INSTRUCTIONS FOR THE TASK: Repeat verbatim only the lines from the opening of the material below through the one that contains "return layers.map((x, i)".

COLLECTED DATA:
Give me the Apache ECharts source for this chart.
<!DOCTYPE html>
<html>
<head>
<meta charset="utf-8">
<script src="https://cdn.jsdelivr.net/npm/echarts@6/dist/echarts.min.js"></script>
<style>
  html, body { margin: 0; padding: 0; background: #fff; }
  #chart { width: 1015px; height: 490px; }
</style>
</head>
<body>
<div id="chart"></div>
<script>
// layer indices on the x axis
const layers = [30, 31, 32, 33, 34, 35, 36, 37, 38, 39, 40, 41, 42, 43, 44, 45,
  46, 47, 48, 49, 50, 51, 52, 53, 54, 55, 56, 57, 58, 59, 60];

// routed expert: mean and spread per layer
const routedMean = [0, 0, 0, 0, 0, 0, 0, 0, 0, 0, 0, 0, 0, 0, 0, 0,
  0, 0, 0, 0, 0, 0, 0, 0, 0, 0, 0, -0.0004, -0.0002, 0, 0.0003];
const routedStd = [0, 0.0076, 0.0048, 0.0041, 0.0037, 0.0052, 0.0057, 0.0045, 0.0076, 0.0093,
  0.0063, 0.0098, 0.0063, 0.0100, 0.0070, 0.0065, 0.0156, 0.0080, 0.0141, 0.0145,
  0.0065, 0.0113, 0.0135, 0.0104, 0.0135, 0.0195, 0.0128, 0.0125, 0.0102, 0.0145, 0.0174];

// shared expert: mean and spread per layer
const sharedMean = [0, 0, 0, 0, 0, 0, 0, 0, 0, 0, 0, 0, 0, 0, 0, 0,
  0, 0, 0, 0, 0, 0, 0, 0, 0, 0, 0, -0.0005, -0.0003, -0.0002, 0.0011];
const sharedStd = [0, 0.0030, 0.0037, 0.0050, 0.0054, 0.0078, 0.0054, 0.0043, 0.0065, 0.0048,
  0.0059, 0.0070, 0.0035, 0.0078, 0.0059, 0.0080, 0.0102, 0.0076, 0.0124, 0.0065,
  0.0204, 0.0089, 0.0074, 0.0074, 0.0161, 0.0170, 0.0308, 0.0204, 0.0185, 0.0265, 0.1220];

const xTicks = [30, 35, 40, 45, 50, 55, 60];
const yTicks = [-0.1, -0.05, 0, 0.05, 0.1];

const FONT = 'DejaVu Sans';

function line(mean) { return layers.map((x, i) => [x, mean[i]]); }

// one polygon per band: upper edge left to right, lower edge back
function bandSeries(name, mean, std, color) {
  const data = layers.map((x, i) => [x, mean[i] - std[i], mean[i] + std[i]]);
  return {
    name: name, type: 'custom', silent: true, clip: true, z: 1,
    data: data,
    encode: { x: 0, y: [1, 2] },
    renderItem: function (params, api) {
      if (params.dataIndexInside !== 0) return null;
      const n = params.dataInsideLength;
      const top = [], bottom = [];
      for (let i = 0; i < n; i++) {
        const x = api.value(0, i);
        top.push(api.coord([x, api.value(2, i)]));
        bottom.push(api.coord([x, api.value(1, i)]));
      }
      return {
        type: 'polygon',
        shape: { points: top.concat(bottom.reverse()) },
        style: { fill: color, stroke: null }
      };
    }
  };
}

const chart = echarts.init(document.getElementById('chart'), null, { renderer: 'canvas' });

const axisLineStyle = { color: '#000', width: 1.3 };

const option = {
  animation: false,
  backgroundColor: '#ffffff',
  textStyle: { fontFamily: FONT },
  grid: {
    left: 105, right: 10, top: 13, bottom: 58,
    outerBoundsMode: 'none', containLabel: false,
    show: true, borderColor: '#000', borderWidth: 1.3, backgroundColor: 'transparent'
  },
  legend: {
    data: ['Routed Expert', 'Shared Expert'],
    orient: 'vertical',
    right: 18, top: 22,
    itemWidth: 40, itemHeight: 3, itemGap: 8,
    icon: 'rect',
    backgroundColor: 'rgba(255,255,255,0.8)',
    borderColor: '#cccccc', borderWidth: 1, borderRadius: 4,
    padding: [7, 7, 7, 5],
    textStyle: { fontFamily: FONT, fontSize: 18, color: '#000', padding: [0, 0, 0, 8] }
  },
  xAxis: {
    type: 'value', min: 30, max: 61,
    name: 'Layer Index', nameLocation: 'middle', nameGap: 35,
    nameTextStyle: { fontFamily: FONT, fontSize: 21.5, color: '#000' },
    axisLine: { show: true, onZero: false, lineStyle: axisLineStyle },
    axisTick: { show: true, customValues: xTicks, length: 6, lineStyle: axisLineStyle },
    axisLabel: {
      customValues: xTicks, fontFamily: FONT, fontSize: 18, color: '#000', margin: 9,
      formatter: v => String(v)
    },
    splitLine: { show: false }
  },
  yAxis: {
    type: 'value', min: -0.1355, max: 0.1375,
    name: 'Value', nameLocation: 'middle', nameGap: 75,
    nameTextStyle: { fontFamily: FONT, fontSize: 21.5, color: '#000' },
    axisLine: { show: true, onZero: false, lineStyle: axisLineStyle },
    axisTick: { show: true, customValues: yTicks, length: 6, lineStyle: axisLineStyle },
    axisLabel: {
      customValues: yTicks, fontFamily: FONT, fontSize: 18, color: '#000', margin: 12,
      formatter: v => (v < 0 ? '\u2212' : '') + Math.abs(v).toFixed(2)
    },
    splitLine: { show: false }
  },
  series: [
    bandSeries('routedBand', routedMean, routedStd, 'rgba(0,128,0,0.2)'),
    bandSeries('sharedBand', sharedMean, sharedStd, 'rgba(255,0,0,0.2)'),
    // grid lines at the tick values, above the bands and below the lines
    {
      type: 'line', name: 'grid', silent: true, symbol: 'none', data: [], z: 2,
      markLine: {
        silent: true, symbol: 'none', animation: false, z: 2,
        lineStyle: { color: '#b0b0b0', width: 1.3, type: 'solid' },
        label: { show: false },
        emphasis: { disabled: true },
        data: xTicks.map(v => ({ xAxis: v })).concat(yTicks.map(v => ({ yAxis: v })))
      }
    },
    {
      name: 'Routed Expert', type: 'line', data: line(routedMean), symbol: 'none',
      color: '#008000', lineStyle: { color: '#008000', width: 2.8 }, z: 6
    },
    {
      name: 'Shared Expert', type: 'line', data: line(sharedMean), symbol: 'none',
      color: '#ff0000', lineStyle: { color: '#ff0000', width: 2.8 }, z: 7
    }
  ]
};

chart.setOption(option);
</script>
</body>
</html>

SOLUTION FOR THIS PROBLEM:
Give me the Apache ECharts source for this chart.
<!DOCTYPE html>
<html>
<head>
<meta charset="utf-8">
<script src="https://cdn.jsdelivr.net/npm/echarts@6/dist/echarts.min.js"></script>
<style>
  html, body { margin: 0; padding: 0; background: #fff; }
  #chart { width: 1015px; height: 490px; }
</style>
</head>
<body>
<div id="chart"></div>
<script>
// layer indices on the x axis
const layers = [30, 31, 32, 33, 34, 35, 36, 37, 38, 39, 40, 41, 42, 43, 44, 45,
  46, 47, 48, 49, 50, 51, 52, 53, 54, 55, 56, 57, 58, 59, 60];

// routed expert: mean and spread per layer
const routedMean = [0, 0, 0, 0, 0, 0, 0, 0, 0, 0, 0, 0, 0, 0, 0, 0,
  0, 0, 0, 0, 0, 0, 0, 0, 0, 0, 0, -0.0004, -0.0002, 0, 0.0003];
const routedStd = [0, 0.0076, 0.0048, 0.0041, 0.0037, 0.0052, 0.0057, 0.0045, 0.0076, 0.0093,
  0.0063, 0.0098, 0.0063, 0.0100, 0.0070, 0.0065, 0.0156, 0.0080, 0.0141, 0.0145,
  0.0065, 0.0113, 0.0135, 0.0104, 0.0135, 0.0195, 0.0128, 0.0125, 0.0102, 0.0145, 0.0174];

// shared expert: mean and spread per layer
const sharedMean = [0, 0, 0, 0, 0, 0, 0, 0, 0, 0, 0, 0, 0, 0, 0, 0,
  0, 0, 0, 0, 0, 0, 0, 0, 0, 0, 0, -0.0005, -0.0003, -0.0002, 0.0011];
const sharedStd = [0, 0.0030, 0.0037, 0.0050, 0.0054, 0.0078, 0.0054, 0.0043, 0.0065, 0.0048,
  0.0059, 0.0070, 0.0035, 0.0078, 0.0059, 0.0080, 0.0102, 0.0076, 0.0124, 0.0065,
  0.0204, 0.0089, 0.0074, 0.0074, 0.0161, 0.0170, 0.0308, 0.0204, 0.0185, 0.0265, 0.1220];

const xTicks = [30, 35, 40, 45, 50, 55, 60];
const yTicks = [-0.1, -0.05, 0, 0.05, 0.1];

const FONT = 'DejaVu Sans';

function line(mean) { return layers.map((x, i) => [x, mean[i]]); }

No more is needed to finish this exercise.